> _WHAT TO DO_
Every line of the listing must be reproduced as it stands. Leave the images behind.

> _RECORDED INFORMATION_
+---+
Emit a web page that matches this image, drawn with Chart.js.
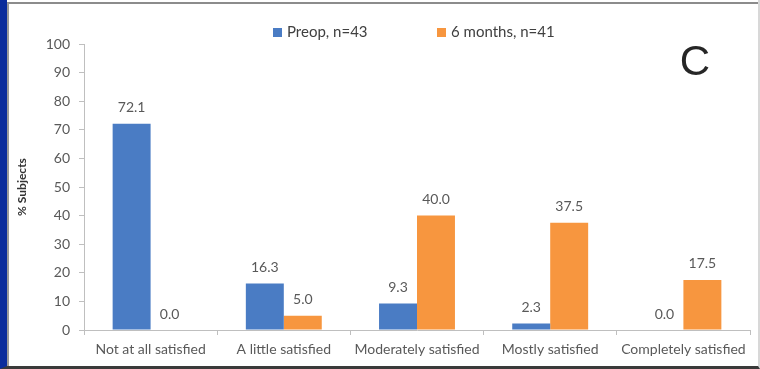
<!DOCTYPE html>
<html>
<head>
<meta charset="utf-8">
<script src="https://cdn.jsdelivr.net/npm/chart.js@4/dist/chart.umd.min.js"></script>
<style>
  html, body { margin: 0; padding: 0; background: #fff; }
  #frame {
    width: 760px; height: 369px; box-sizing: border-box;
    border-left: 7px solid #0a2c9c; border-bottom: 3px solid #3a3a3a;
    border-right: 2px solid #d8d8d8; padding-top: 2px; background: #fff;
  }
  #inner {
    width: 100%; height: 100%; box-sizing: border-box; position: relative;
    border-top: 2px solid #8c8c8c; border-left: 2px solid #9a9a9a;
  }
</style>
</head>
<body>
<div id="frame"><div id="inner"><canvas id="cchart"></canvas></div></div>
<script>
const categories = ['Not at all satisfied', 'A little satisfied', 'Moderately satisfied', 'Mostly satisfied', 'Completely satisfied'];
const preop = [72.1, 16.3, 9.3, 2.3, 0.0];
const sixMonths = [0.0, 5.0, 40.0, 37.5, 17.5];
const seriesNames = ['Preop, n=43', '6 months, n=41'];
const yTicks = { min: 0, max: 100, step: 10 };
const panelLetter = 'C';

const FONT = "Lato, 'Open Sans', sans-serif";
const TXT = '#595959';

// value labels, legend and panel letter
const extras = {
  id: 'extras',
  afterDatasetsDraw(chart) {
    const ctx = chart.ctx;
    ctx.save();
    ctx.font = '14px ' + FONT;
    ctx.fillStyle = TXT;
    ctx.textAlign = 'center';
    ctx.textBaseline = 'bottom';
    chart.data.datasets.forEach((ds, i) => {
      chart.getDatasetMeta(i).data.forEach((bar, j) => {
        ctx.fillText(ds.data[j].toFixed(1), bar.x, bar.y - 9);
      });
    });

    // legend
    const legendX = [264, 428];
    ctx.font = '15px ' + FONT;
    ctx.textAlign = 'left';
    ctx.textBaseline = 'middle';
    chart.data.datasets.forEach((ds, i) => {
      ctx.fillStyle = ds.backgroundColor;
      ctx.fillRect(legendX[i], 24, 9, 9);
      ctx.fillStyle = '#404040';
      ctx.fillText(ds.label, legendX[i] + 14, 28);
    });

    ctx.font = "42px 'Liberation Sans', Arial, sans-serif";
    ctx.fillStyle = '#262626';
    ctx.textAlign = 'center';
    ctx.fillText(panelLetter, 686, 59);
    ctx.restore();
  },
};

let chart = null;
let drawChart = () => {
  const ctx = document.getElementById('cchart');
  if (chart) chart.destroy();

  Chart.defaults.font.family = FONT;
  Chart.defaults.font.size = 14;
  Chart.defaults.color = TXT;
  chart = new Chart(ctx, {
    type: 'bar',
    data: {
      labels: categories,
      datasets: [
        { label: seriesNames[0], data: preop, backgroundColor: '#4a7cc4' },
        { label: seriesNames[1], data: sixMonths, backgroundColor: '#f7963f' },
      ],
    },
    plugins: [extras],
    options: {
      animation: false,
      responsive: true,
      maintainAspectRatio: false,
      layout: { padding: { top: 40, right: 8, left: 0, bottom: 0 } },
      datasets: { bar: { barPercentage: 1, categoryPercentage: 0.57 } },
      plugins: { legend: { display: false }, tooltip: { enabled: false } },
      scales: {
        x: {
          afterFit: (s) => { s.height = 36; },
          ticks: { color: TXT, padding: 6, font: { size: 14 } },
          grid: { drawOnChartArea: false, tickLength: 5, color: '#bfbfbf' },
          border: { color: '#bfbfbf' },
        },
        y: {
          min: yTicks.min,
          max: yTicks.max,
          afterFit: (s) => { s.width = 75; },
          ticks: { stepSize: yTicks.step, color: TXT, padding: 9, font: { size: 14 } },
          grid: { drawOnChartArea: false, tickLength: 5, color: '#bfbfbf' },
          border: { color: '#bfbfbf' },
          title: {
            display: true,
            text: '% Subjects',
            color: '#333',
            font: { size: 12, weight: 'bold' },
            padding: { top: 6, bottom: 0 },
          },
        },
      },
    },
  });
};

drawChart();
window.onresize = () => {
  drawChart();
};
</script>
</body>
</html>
+---+
> _TASK SOLUTION_
Emit a web page that matches this image, drawn with Chart.js.
<!DOCTYPE html>
<html>
<head>
<meta charset="utf-8">
<script src="https://cdn.jsdelivr.net/npm/chart.js@4/dist/chart.umd.min.js"></script>
<style>
  html, body { margin: 0; padding: 0; background: #fff; }
  #frame {
    width: 760px; height: 369px; box-sizing: border-box;
    border-left: 7px solid #0a2c9c; border-bottom: 3px solid #3a3a3a;
    border-right: 2px solid #d8d8d8; padding-top: 2px; background: #fff;
  }
  #inner {
    width: 100%; height: 100%; box-sizing: border-box; position: relative;
    border-top: 2px solid #8c8c8c; border-left: 2px solid #9a9a9a;
  }
</style>
</head>
<body>
<div id="frame"><div id="inner"><canvas id="cchart"></canvas></div></div>
<script>
const categories = ['Not at all satisfied', 'A little satisfied', 'Moderately satisfied', 'Mostly satisfied', 'Completely satisfied'];
const preop = [72.1, 16.3, 9.3, 2.3, 0.0];
const sixMonths = [0.0, 5.0, 40.0, 37.5, 17.5];
const seriesNames = ['Preop, n=43', '6 months, n=41'];
const yTicks = { min: 0, max: 100, step: 10 };
const panelLetter = 'C';

const FONT = "Lato, 'Open Sans', sans-serif";
const TXT = '#595959';

// value labels, legend and panel letter
const extras = {
  id: 'extras',
  afterDatasetsDraw(chart) {
    const ctx = chart.ctx;
    ctx.save();
    ctx.font = '14px ' + FONT;
    ctx.fillStyle = TXT;
    ctx.textAlign = 'center';
    ctx.textBaseline = 'bottom';
    chart.data.datasets.forEach((ds, i) => {
      chart.getDatasetMeta(i).data.forEach((bar, j) => {
        ctx.fillText(ds.data[j].toFixed(1), bar.x, bar.y - 9);
      });
    });

    // legend
    const legendX = [264, 428];
    ctx.font = '15px ' + FONT;
    ctx.textAlign = 'left';
    ctx.textBaseline = 'middle';
    chart.data.datasets.forEach((ds, i) => {
      ctx.fillStyle = ds.backgroundColor;
      ctx.fillRect(legendX[i], 24, 9, 9);
      ctx.fillStyle = '#404040';
      ctx.fillText(ds.label, legendX[i] + 14, 28);
    });

    ctx.font = "42px 'Liberation Sans', Arial, sans-serif";
    ctx.fillStyle = '#262626';
    ctx.textAlign = 'center';
    ctx.fillText(panelLetter, 686, 59);
    ctx.restore();
  },
};

let chart = null;
let drawChart = () => {
  const ctx = document.getElementById('cchart');
  if (chart) chart.destroy();

  Chart.defaults.font.family = FONT;
  Chart.defaults.font.size = 14;
  Chart.defaults.color = TXT;
  chart = new Chart(ctx, {
    type: 'bar',
    data: {
      labels: categories,
      datasets: [
        { label: seriesNames[0], data: preop, backgroundColor: '#4a7cc4' },
        { label: seriesNames[1], data: sixMonths, backgroundColor: '#f7963f' },
      ],
    },
    plugins: [extras],
    options: {
      animation: false,
      responsive: true,
      maintainAspectRatio: false,
      layout: { padding: { top: 40, right: 8, left: 0, bottom: 0 } },
      datasets: { bar: { barPercentage: 1, categoryPercentage: 0.57 } },
      plugins: { legend: { display: false }, tooltip: { enabled: false } },
      scales: {
        x: {
          afterFit: (s) => { s.height = 36; },
          ticks: { color: TXT, padding: 6, font: { size: 14 } },
          grid: { drawOnChartArea: false, tickLength: 5, color: '#bfbfbf' },
          border: { color: '#bfbfbf' },
        },
        y: {
          min: yTicks.min,
          max: yTicks.max,
          afterFit: (s) => { s.width = 75; },
          ticks: { stepSize: yTicks.step, color: TXT, padding: 9, font: { size: 14 } },
          grid: { drawOnChartArea: false, tickLength: 5, color: '#bfbfbf' },
          border: { color: '#bfbfbf' },
          title: {
            display: true,
            text: '% Subjects',
            color: '#333',
            font: { size: 12, weight: 'bold' },
            padding: { top: 6, bottom: 0 },
          },
        },
      },
    },
  });
};

drawChart();
window.onresize = () => {
  drawChart();
};
</script>
</body>
</html>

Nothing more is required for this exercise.